There is a large audience that has not grown up with classical music, and Chad Lawson’s goal is to introduce them to this genre. His point of view is that, even if someone has never heard any classical music in his or her life, that person probably has heard of Chopin or Bach. They can therefore relate to the composer’s name and explore it further if they got into it. Bach used to encourage his students to take his music and mess it up, and Chad Lawson’s approach was to take Bach’s pieces and give them some fresh paint. He would thoroughly look them through and decide which notes he could keep and which notes had to go. Through this, he says, ‘We are losing the term classical and all we get is music.’ Perfectly suitable for everyone that has not grown up with classical music. Yet, even for classic lovers, this way of interpreting classical music is fitting. Chad Lawson wants both, to make his audience understand the genius technique in Bach’s music but also the heart behind it. It has earned him a great deal of respect and success. Since his album The Chopin Variations was released in 2014, Lawson has received numbers of e-mails from new listeners. Some thank him for helping them discover classical music. Others express how his music has helped them through hard times in their lives – ‘I put your music on and, even if it is only for 45 minutes, it makes the world stop’.

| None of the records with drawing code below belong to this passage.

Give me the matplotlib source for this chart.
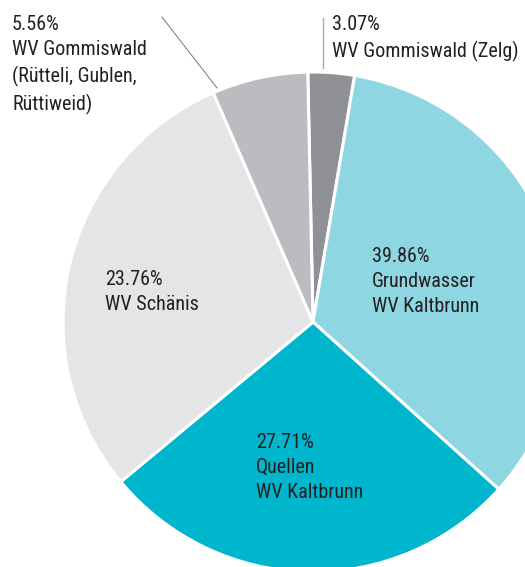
import matplotlib.pyplot as plt

# Slice shares as drawn in the picture (clockwise from top)
slice_share = [3.0, 34.0, 27.3, 29.5, 6.2]
pct_labels = ["3.07%", "39.86%", "27.71%", "23.76%", "5.56%"]
names = ["WV Gommiswald (Zelg)", "Grundwasser\nWV Kaltbrunn", "Quellen\nWV Kaltbrunn",
         "WV Schänis", "WV Gommiswald\n(Rütteli, Gublen,\nRüttiweid)"]
colors = ["#909196", "#8fd6e3", "#00b6cd", "#e4e5e7", "#bbbcc0"]

W, H = 525, 567

plt.rcParams['font.family'] = ['Roboto Condensed', 'DejaVu Sans Condensed', 'Roboto', 'DejaVu Sans']

fig = plt.figure(figsize=(W / 100, H / 100), dpi=100)
ax = fig.add_axes([0, 0, 1, 1])
ax.pie(slice_share, colors=colors, startangle=91.2, counterclock=False,
       center=(313, H - 322), radius=250, frame=True,
       wedgeprops=dict(edgecolor="white", linewidth=2.2))
ax.set_xlim(0, W)
ax.set_ylim(0, H)
ax.set_aspect('auto')
ax.axis('off')

txt = dict(fontsize=14.5, color="#231f20", ha="left", va="top", linespacing=1.41)

# labels inside the slices
ax.text(372, H - 247, pct_labels[1] + "\n" + names[1], **txt)
ax.text(256, H - 433, pct_labels[2] + "\n" + names[2], **txt)
ax.text(105, H - 270, pct_labels[3] + "\n" + names[3], **txt)

# outside labels with leader lines
ax.text(12, H - 15, pct_labels[4] + "\n" + names[4], **txt)
ax.text(332, H - 15, pct_labels[0] + "\n" + names[0], **txt)
ax.plot([162, 217], [H - 17, H - 88], color="#777777", lw=0.7)
ax.plot([323, 323], [H - 18, H - 68], color="#aaaaaa", lw=1.0)

fig.savefig("out.png", dpi=100)
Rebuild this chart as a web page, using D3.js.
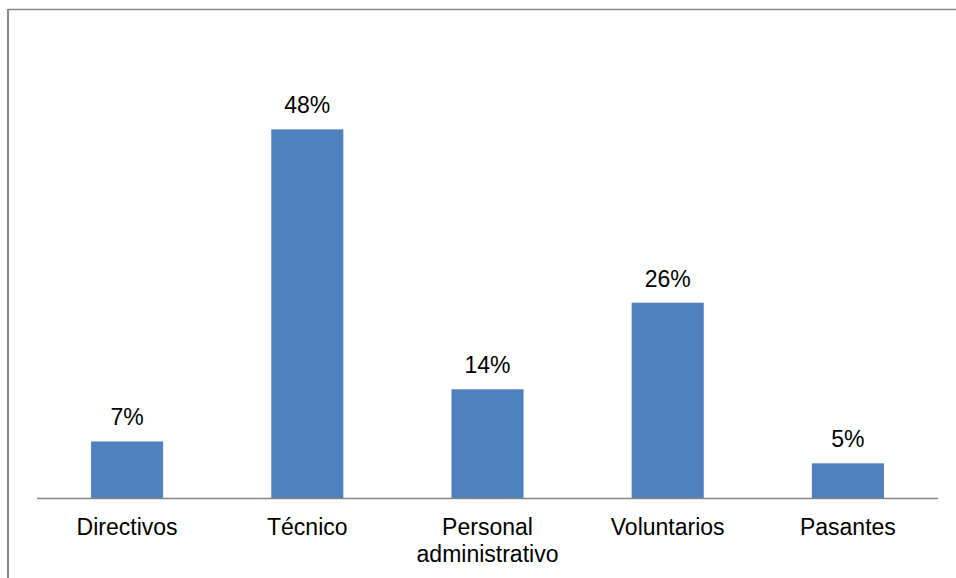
<!DOCTYPE html>
<html>
<head>
<meta charset="utf-8">
<script src="https://cdn.jsdelivr.net/npm/d3@7"></script>
<style>
body { margin: 0; background: #fff; }
text { font-family: "Liberation Sans", Arial, sans-serif; fill: #000; }
</style>
</head>
<body>
<svg width="956" height="578"></svg>
<script>
// datos
var categorias = ["Directivos", "Técnico", "Personal administrativo", "Voluntarios", "Pasantes"];
var valores = [0.0744, 0.4817, 0.1425, 0.2555, 0.0459];

var svg = d3.select("svg");

// marco (solo arriba e izquierda)
svg.append("line").attr("x1", 8).attr("y1", 9.5).attr("x2", 956).attr("y2", 9.5)
    .attr("stroke", "#868686").attr("stroke-width", 1.5);
svg.append("line").attr("x1", 8).attr("y1", 9).attr("x2", 8).attr("y2", 578)
    .attr("stroke", "#868686").attr("stroke-width", 2);

var x = d3.scaleBand().domain(categorias).range([37, 938])
    .paddingInner(0.6).paddingOuter(0.3);
var y = d3.scaleLinear().domain([0, 0.6]).range([498.5, 38.7]);

var fmt = d3.format(".0%");

svg.append("g").selectAll("rect").data(valores).enter().append("rect")
    .attr("x", function (d, i) { return x(categorias[i]); })
    .attr("y", function (d) { return y(d); })
    .attr("width", x.bandwidth())
    .attr("height", function (d) { return y(0) - y(d); })
    .attr("fill", "#4F81BD");

svg.append("g").selectAll("text").data(valores).enter().append("text")
    .attr("x", function (d, i) { return x(categorias[i]) + x.bandwidth() / 2; })
    .attr("y", function (d) { return y(d) - 16; })
    .attr("text-anchor", "middle")
    .style("font-size", "23px")
    .text(function (d) { return fmt(d); });

// eje x
svg.append("line").attr("x1", 37).attr("x2", 938).attr("y1", y(0)).attr("y2", y(0))
    .attr("stroke", "#868686").attr("stroke-width", 1.5);

var etiquetas = svg.append("g").selectAll("text").data(categorias).enter().append("text")
    .attr("text-anchor", "middle")
    .style("font-size", "23px")
    .attr("x", function (d) { return x(d) + x.bandwidth() / 2; })
    .attr("y", 535);

etiquetas.each(function (d) {
    var partes = d === "Personal administrativo" ? ["Personal", "administrativo"] : [d];
    var t = d3.select(this);
    partes.forEach(function (p, j) {
        t.append("tspan").attr("x", t.attr("x")).attr("dy", j === 0 ? 0 : 26.5).text(p);
    });
});
</script>
</body>
</html>
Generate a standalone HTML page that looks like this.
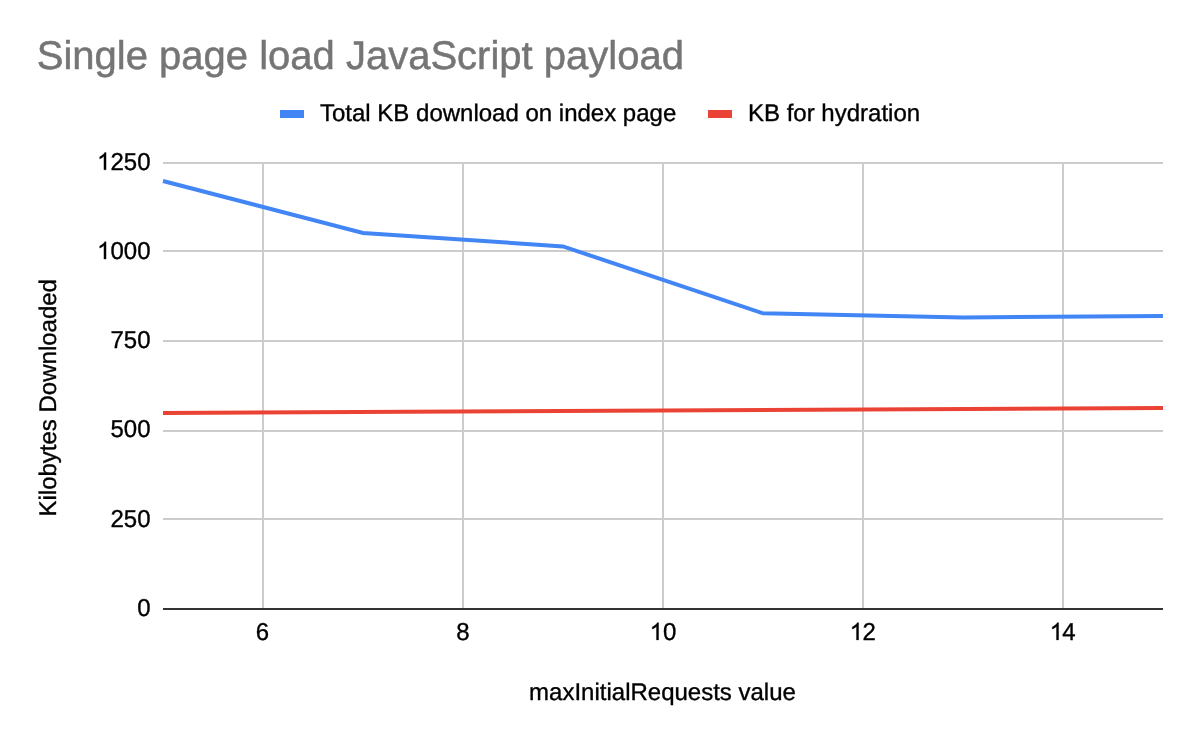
<!DOCTYPE html>
<html>
<head>
<meta charset="utf-8">
<title>Single page load JavaScript payload</title>
<style>
  html, body { margin: 0; padding: 0; background: #ffffff; }
  body { width: 1200px; height: 742px; overflow: hidden; font-family: "Liberation Sans", sans-serif; }
  svg { display: block; will-change: transform; }
  text { font-family: "Liberation Sans", sans-serif; text-rendering: geometricPrecision; }
</style>
</head>
<body>
<svg width="1200" height="742" viewBox="0 0 1200 742">
  <rect x="0" y="0" width="1200" height="742" fill="#ffffff"/>

  <!-- title -->
  <text x="36.8" y="68.7" font-size="40" fill="#757575" stroke="#757575" stroke-width="0.5">Single page load JavaScript payload</text>

  <!-- legend -->
  <rect x="280" y="110" width="24" height="8" fill="#4285f4"/>
  <text x="320" y="121" font-size="24" fill="#000000" stroke="#000000" stroke-width="0.35">Total KB download on index page</text>
  <rect x="708" y="110" width="24" height="8" fill="#ea4335"/>
  <text x="748" y="121" font-size="24" fill="#000000" stroke="#000000" stroke-width="0.35">KB for hydration</text>

  <!-- horizontal gridlines -->
  <g fill="#cccccc">
    <rect x="163" y="162" width="1000" height="2"/>
    <rect x="163" y="250" width="1000" height="2"/>
    <rect x="163" y="340" width="1000" height="2"/>
    <rect x="163" y="430" width="1000" height="2"/>
    <rect x="163" y="518" width="1000" height="2"/>
    <!-- vertical gridlines -->
    <rect x="262" y="162" width="2" height="446"/>
    <rect x="462" y="162" width="2" height="446"/>
    <rect x="662" y="162" width="2" height="446"/>
    <rect x="862" y="162" width="2" height="446"/>
    <rect x="1062" y="162" width="2" height="446"/>
  </g>
  <!-- baseline -->
  <rect x="163" y="608" width="1000" height="2" fill="#333333"/>

  <!-- series -->
  <polyline fill="none" stroke="#4285f4" stroke-width="4"
    points="163,181 363,232.9 563,246.4 763,313.3 963,317.5 1163,316"/>
  <polyline fill="none" stroke="#ea4335" stroke-width="4"
    points="163,412.9 1163,408.05"/>

  <!-- y axis labels -->
  <g font-size="24" fill="#000000" stroke="#000000" stroke-width="0.35" text-anchor="end">
    <path transform="translate(97.11,169.8) scale(0.01171875,-0.01171875)" d="M763 0H583V1147Q518 1085 412.5 1023T223 930V1104Q374 1175 487 1276T647 1472H763Z" stroke-width="29.9"/>
    <text transform="translate(150.5,169.8) scale(1,1.02)">250</text>
    <path transform="translate(97.11,259.0) scale(0.01171875,-0.01171875)" d="M763 0H583V1147Q518 1085 412.5 1023T223 930V1104Q374 1175 487 1276T647 1472H763Z" stroke-width="29.9"/>
    <text transform="translate(150.5,259.0) scale(1,1.02)">000</text>
    <text transform="translate(150.5,348.1) scale(1,1.02)">750</text>
    <text transform="translate(150.5,437.4) scale(1,1.02)">500</text>
    <text transform="translate(150.5,526.6) scale(1,1.02)">250</text>
    <text transform="translate(150.5,615.75) scale(1,1.02)">0</text>
  </g>

  <!-- x axis labels -->
  <g font-size="24" fill="#000000" stroke="#000000" stroke-width="0.35" text-anchor="start">
    <text transform="translate(255.83,639.9) scale(1,1.02)">6</text>
    <text transform="translate(456.33,639.9) scale(1,1.02)">8</text>
    <path transform="translate(649.65,639.9) scale(0.01171875,-0.01171875)" d="M763 0H583V1147Q518 1085 412.5 1023T223 930V1104Q374 1175 487 1276T647 1472H763Z" stroke-width="29.9"/>
    <text transform="translate(663.00,639.9) scale(1,1.02)">0</text>
    <path transform="translate(849.65,639.9) scale(0.01171875,-0.01171875)" d="M763 0H583V1147Q518 1085 412.5 1023T223 930V1104Q374 1175 487 1276T647 1472H763Z" stroke-width="29.9"/>
    <text transform="translate(862.40,639.9) scale(1,1.02)">2</text>
    <path transform="translate(1049.65,639.9) scale(0.01171875,-0.01171875)" d="M763 0H583V1147Q518 1085 412.5 1023T223 930V1104Q374 1175 487 1276T647 1472H763Z" stroke-width="29.9"/>
    <text transform="translate(1062.30,639.9) scale(1,1.02)">4</text>
  </g>

  <!-- axis titles -->
  <text x="662.5" y="699.75" font-size="24" fill="#000000" stroke="#000000" stroke-width="0.35" text-anchor="middle">maxInitialRequests value</text>
  <text transform="translate(56,397.8) rotate(-90)" font-size="24" fill="#000000" stroke="#000000" stroke-width="0.35" text-anchor="middle">Kilobytes Downloaded</text>
</svg>
</body>
</html>
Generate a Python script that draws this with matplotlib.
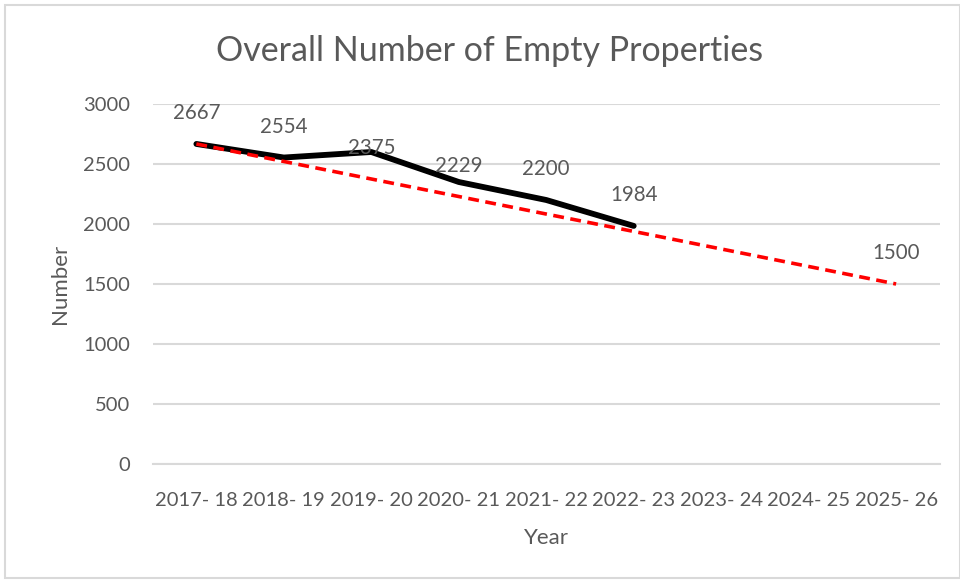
import matplotlib
matplotlib.use('Agg')
import matplotlib.pyplot as plt
import numpy as np
from matplotlib.patches import Rectangle

years = ['2017- 18', '2018- 19', '2019- 20', '2020- 21', '2021- 22',
         '2022- 23', '2023- 24', '2024- 25', '2025- 26']
actual = [2667, 2554, 2600, 2350, 2200, 1984]
target = [2667, 2521, 2375, 2229, 2083, 1938, 1792, 1646, 1500]
# data labels as they appear on the chart (index, value)
label_idx = [0, 1, 2, 3, 4, 5, 8]
label_val = [2667, 2554, 2375, 2229, 2200, 1984, 1500]

grey = '#595959'
plt.rcParams['font.family'] = ['Lato', 'DejaVu Sans']

fig = plt.figure(figsize=(9.6, 5.81), dpi=100)
fig.patches.append(Rectangle((0.005, 0.005), 0.995, 0.987, transform=fig.transFigure,
                             fill=False, edgecolor='#d9d9d9', linewidth=1.5))
ax = fig.add_axes([0.159, 0.2014, 0.820, 0.6196])

x = np.arange(len(years))
ax.plot(x[:len(actual)], actual, color='black', linewidth=4.2,
        solid_capstyle='round', solid_joinstyle='round', zorder=3)
ax.plot(x, target, color='#ff0000', linewidth=2.6, linestyle=(0, (3, 1.8)), zorder=4)

for i, v in zip(label_idx, label_val):
    ax.annotate(str(v), xy=(i, v), xytext=(0, 22), textcoords='offset points',
                ha='center', va='center', fontsize=14.8, color=grey)

ax.set_xlim(-0.5, len(years) - 0.5)
ax.set_ylim(0, 3000)
ax.set_yticks(np.arange(0, 3001, 500))
ax.set_xticks(x)
ax.set_xticklabels(years)
ax.grid(axis='y', color='#d9d9d9', linewidth=1.5)
ax.set_axisbelow(True)
for s in ['top', 'right', 'left']:
    ax.spines[s].set_visible(False)
ax.spines['bottom'].set_color('#d9d9d9')
ax.spines['bottom'].set_linewidth(1.5)
ax.tick_params(length=0, labelsize=14.5, labelcolor=grey)
ax.tick_params(axis='y', pad=16)
ax.tick_params(axis='x', pad=20)

ax.set_xlabel('Year', fontsize=16, color=grey, labelpad=14)
ax.set_ylabel('Number', fontsize=16, color=grey, labelpad=10)
fig.text(0.51, 0.912, 'Overall Number of Empty Properties', ha='center', va='center',
         fontsize=24.5, color=grey)

fig.savefig('out.png', dpi=100)
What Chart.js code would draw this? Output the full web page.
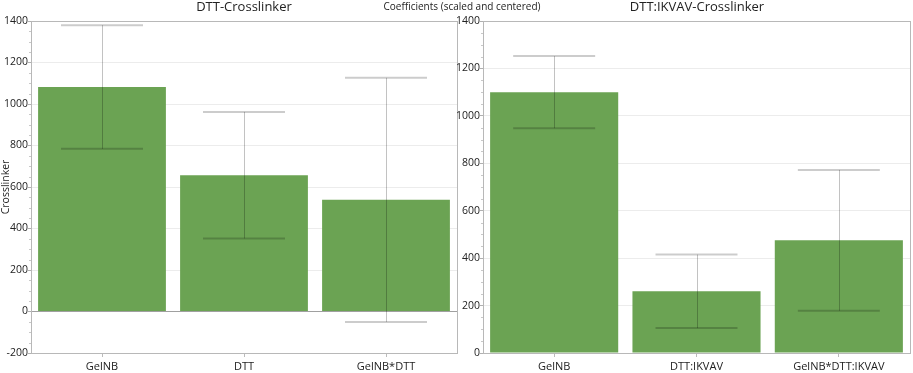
<!DOCTYPE html>
<html>
<head>
<meta charset="utf-8">
<script src="https://cdn.jsdelivr.net/npm/chart.js@4.4.0/dist/chart.umd.min.js"></script>
<style>
  body { margin: 0; background: #fff; font-family: "Open Sans", sans-serif; }
  #wrap { position: relative; width: 913px; height: 373px; overflow: hidden; }
  .box { position: absolute; top: 0; height: 373px; }
  .ttl { position: absolute; white-space: nowrap; transform: translateX(-50%); color: #222; }
</style>
</head>
<body>
<div id="wrap">
  <div class="box" style="left:0; width:462px;"><canvas id="left"></canvas></div>
  <div class="box" style="left:452px; width:461px;"><canvas id="right"></canvas></div>
  <div class="ttl" style="left:244px; top:-3px; font-size:13px;">DTT-Crosslinker</div>
  <div class="ttl" style="left:462px; top:-1px; font-size:10px;">Coefficients (scaled and centered)</div>
  <div class="ttl" style="left:697px; top:-3px; font-size:13px;">DTT:IKVAV-Crosslinker</div>
</div>
<script>
// left panel: DTT-Crosslinker
const leftLabels = ["GelNB", "DTT", "GelNB*DTT"];
const leftCoef = [1082, 657, 538];
const leftErr = [298, 305, 588];

// right panel: DTT:IKVAV-Crosslinker
const rightLabels = ["GelNB", "DTT:IKVAV", "GelNB*DTT:IKVAV"];
const rightCoef = [1100, 260, 475];
const rightErr = [152, 155, 297];

const barColor = "#6ba353";
const frameColor = "#b8b8b8";
const tickFont = { family: "Open Sans", size: 10.5 };

// error bars + frame + minor ticks
const extras = {
    id: "extras",
    afterDatasetsDraw(chart, args, opts) {
        const ctx = chart.ctx;
        const x = chart.scales.x, y = chart.scales.y;
        const a = chart.chartArea;
        ctx.save();
        opts.coef.forEach(function(v, i) {
            const cx = x.getPixelForValue(i);
            const hi = y.getPixelForValue(v + opts.err[i]);
            const lo = y.getPixelForValue(v - opts.err[i]);
            ctx.strokeStyle = "rgba(0,0,0,0.24)";
            ctx.lineWidth = 1;
            ctx.beginPath();
            ctx.moveTo(Math.round(cx) + 0.5, hi);
            ctx.lineTo(Math.round(cx) + 0.5, lo);
            ctx.stroke();
            ctx.strokeStyle = "rgba(0,0,0,0.2)";
            ctx.lineWidth = 2;
            ctx.beginPath();
            ctx.moveTo(cx - 41, hi); ctx.lineTo(cx + 41, hi);
            ctx.moveTo(cx - 41, lo); ctx.lineTo(cx + 41, lo);
            ctx.stroke();
        });
        // plot frame
        ctx.strokeStyle = frameColor;
        ctx.lineWidth = 1;
        ctx.strokeRect(Math.round(a.left) + 0.5, Math.round(a.top) + 0.5,
            Math.round(a.right - a.left), Math.round(a.bottom - a.top));
        // minor ticks on y axis
        ctx.strokeStyle = "#c8c8c8";
        for (let v = y.min; v <= y.max; v += 50) {
            if (v % 200 === 0) continue;
            const py = Math.round(y.getPixelForValue(v)) + 0.5;
            ctx.beginPath();
            ctx.moveTo(a.left - 2, py);
            ctx.lineTo(a.left, py);
            ctx.stroke();
        }
        ctx.restore();
    }
};

function makeChart(id, labels, coef, err, yMin, axisW, yTitle, padRight) {
    return new Chart(document.getElementById(id), {
        type: "bar",
        data: {
            labels: labels,
            datasets: [{
                data: coef,
                backgroundColor: barColor,
                borderWidth: 0,
                categoryPercentage: 1,
                barPercentage: 0.9
            }]
        },
        options: {
            responsive: true,
            maintainAspectRatio: false,
            animation: false,
            layout: { padding: { top: 21, right: padRight, left: 0, bottom: 0 } },
            scales: {
                x: {
                    grid: { display: true, drawOnChartArea: false, offset: false,
                            tickLength: 4, tickColor: "#bbb" },
                    border: { display: false },
                    ticks: { font: { family: "Open Sans", size: 11 }, color: "#222", padding: 3, maxRotation: 0 },
                    afterFit: function(s) { s.height = 20; }
                },
                y: {
                    min: yMin, max: 1400,
                    ticks: { stepSize: 200, font: tickFont, color: "#222", padding: 0,
                             callback: function(v) { return String(v); } },
                    grid: {
                        color: function(c) { return c.tick && c.tick.value === 0 && yMin < 0 ? "#a0a0a0" : "#ececec"; },
                        tickColor: "#b0b0b0",
                        tickLength: 3
                    },
                    border: { display: false },
                    title: { display: !!yTitle, text: yTitle, font: { family: "Open Sans", size: 10.5 },
                             color: "#222", padding: { top: 0, bottom: 0 } },
                    afterFit: function(s) { s.width = axisW; }
                }
            },
            plugins: {
                legend: { display: false },
                tooltip: { enabled: false },
                extras: { coef: coef, err: err }
            }
        },
        plugins: [extras]
    });
}

makeChart("left", leftLabels, leftCoef, leftErr, -200, 31, "Crosslinker", 5);
makeChart("right", rightLabels, rightCoef, rightErr, 0, 31, "", 3);
</script>
</body>
</html>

Chad Lawson extends his musical innovation even as far as changing the way a piano sounds. He figured that when putting a felt between the hammer and the strings of a piano, it takes away the attack at the beginning of each note he is playing. It further creates an effect as if the piano had a reverb and the sound goes on forever, which is more comparable to the sound inside a church and perfect for the floating music of his latest album Bach Interpreted.
Composing and writing music comes easily to Chad Lawson. After the big success his Chopin album had, he decided to release one song on SoundCloud every week to keep his name in the presence of people’s minds. It would not take him longer than two hours at most to write, record, and master them, and still these songs got more attention than anything else he had done before. When asked in an interview if this was a more honest way of making music, he replied that there is an authenticity to a song that happened that quickly. He sees himself as a minimalist searching for the border where music is as simple as possible but still enough. Following this approach he composed and recorded his latest album Bach Interpreted in two days.
When Chad Lawson played at Lido in Berlin, he was accompanied by two musicians: Alistair Sung (cello) and Jeffrey Bruinsma (violin). The arrangements they played were minimalistic and thought through. The performance was dynamic, present, and meditative, and put up quite a contrast to the hectic atmosphere of Berlin. And maybe that is the main reason for Lawson’s success. The growing interest in slow food, long-form interviews, and mindfulness indicates that society is developing a more steady and calm approach to living. Sometimes, we need to just stop the world for a moment. And that is what Chad Lawson’s music is about.